A Southern classic with a custardy interior, golden top, and rich corn flavor—this spoon bread is a refined comfort dish that bridges savory mains with old-fashioned warmth. Whipped egg whites and preheated cast iron give it the rise and crust you won’t get from standard cornbread.


Ingredients

2 cups whole milk

0.5 cup heavy cream

0.75 cup medium-grind yellow cornmeal

1 teaspoon kosher salt

2 tablespoons unsalted butter

3 large eggs, separated

1 tablespoon sugar

0.25 teaspoon baking powder


Instructions

1. Preheat oven to 375°F and place a 10-inch cast iron skillet inside to heat.

2. In a saucepan over medium heat, bring milk and cream to a simmer.

3. Gradually whisk in cornmeal and salt; cook until thickened, about 5 minutes.

4. Remove from heat and stir in butter until melted.
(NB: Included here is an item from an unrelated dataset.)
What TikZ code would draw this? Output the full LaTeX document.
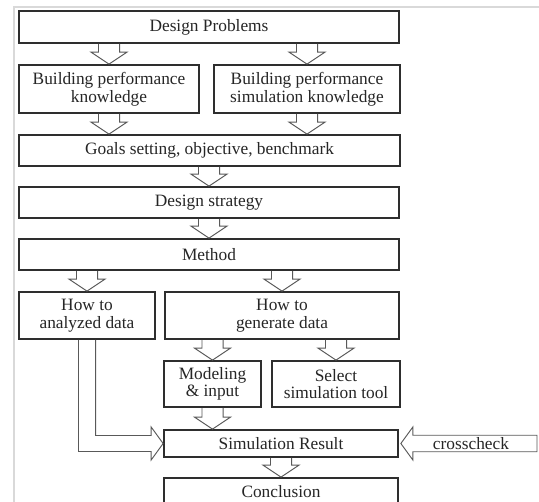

Let cool 10 minutes.

5. Whisk in egg yolks, sugar, and baking powder.

6. In a stand mixer, beat egg whites to soft peaks.

7. Fold one-third of egg whites into cornmeal base to loosen.

8. Gently fold in remaining egg whites in two additions.

9. Pour batter into hot skillet and bake 35–40 minutes until puffed and golden.

10. Let rest 10 minutes before serving.

Notes

Use a cast iron skillet for the best crust and heat retention.

Don’t skip whipping egg whites—this provides the lift.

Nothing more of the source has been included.